Low-Bit-Width Zero-Shot Quantization With Soft Feature-Infused Hints for IoT Systems
Xinrui Chen, Yizhi Wang, Yao Li, Xitong Ling, Min Li, Ruikang Liu, Minxi Ouyang, Kang Zhao, Tian Gu, Yonghong He
Abstract
Quantization has enabled the widespread implementation of deep learning algorithms on resource-constrained Internet of Things (IoT) devices, which compresses neural networks by reducing the bit-width of their parameters. However, most quantization methods invade privacy as they require real training datasets for calibration or fine-tuning.

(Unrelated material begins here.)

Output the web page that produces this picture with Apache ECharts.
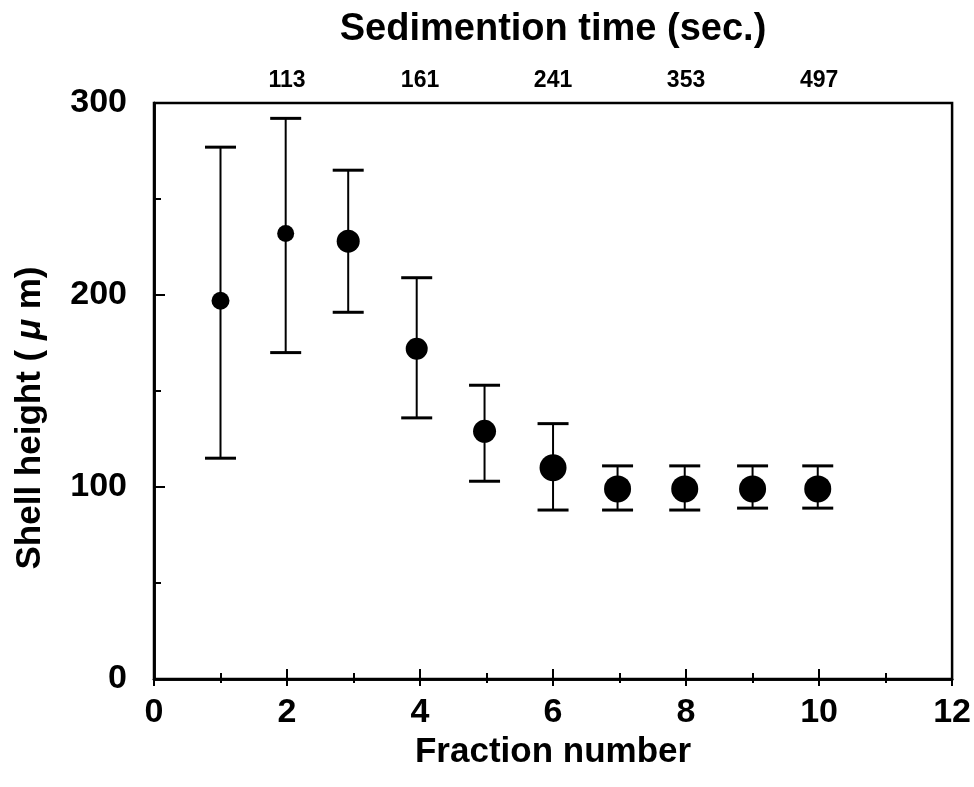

As a solution, zero-shot quantization (ZSQ) has emerged as a paradigm to quantize neural networks without accessing training datasets. Most employ data generation schemes to synthesize calibration data for knowledge transfer from the full-precision networks to the quantized ones. For privacy-protected and resource-constrained IoT devices, achieving optimal deployment necessitates the strategic integration of synthetic data generation and low-bit-width quantization techniques. However, when it comes to the lower bit-width case in ZSQ, we observe that the discrepancy between the full-precision network and the quantized network tends to widen significantly, hindering the knowledge transfer, which is attributed to the three following challenges: 1) hard logits matching with wide discrepancy; 2) unstable feature alignment with huge quantization error; and 3) synthetic data with low diversity. To address these issues, this article presents S-ZSQ, a novel ZSQ framework with two-pronged strategies that enhances both knowledge transfer and synthetic data generation, which enables low-bit-width quantized network to derive more soft feature-infused hints from the full-precision network. We achieve significant improvements on classification tasks, including CIFAR-10/100 and ImageNet-1k, with fewer fine-tuning epochs, particularly in scenarios involving low-bit-width quantization. For example, in the 3-bit ResNet-18/ResNet-50 case, we outperform AdaDFQ by 8.08%/11.16% in top-1 accuracy on ImageNet-1k.